Protecting Your Right To Marital Property
Determining how to separate assets and share debt that accrued during a marriage can be among the more stressful aspects of divorce. North Carolina law calls for the equitable division of property, which is not to say that everything you own jointly will be split equally.
If you are unable to reach agreement on division of property matters, the court determines what will be considered marital property and how to separate such property between both parties. Marital property is any real and personal property that was acquired by either spouse during the course of the marriage and before the date of separation.
Increasingly, prenuptial agreements are being used as estate planning tools in order to protect assets that individuals bring into a second marriage. These agreements address the issue of protection of separate property. Our lawyers’ extensive experience in estate planning as well as family law makes us uniquely qualified to create prenuptial agreements that protect both parties’ interests.
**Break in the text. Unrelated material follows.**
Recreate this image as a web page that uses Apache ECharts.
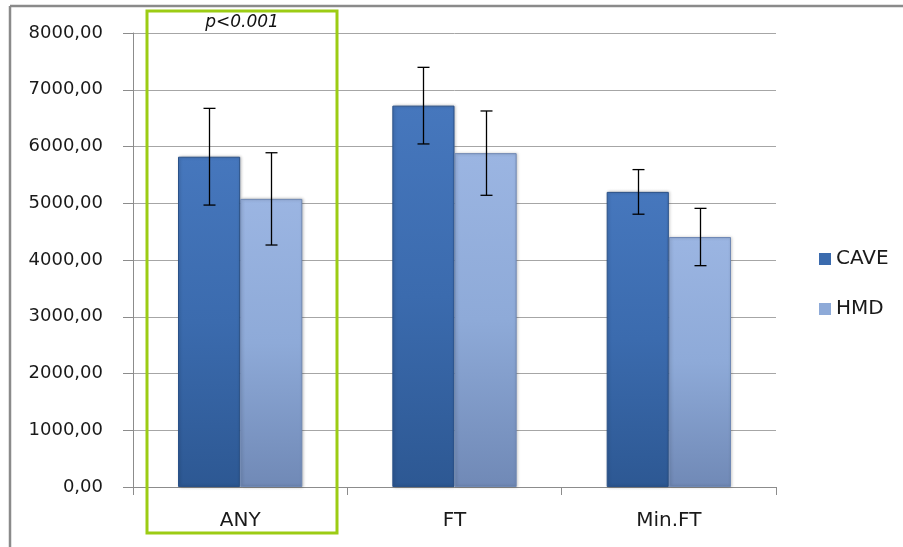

Property that was acquired by either spouse before the marriage, inherited or received as a gift is generally considered separate property. In certain circumstances, it may be included in marital property, particularly if commingled with marital assets.
The experienced family law attorneys at the Law Offices of Geoffrey A. Planer adopt a solutions-oriented approach to property division. As with child custody, reaching agreement without litigation allows both parties to retain more control over the outcome.
We understand the nuances of valuation methods in order to properly value complex holdings such as investment real estate, family-owned businesses and 401(k) or other retirement accounts. If necessary, we also work with appraisers, pension evaluators, forensic accountants and other financial specialists to obtain a full and accurate valuation of your marital property.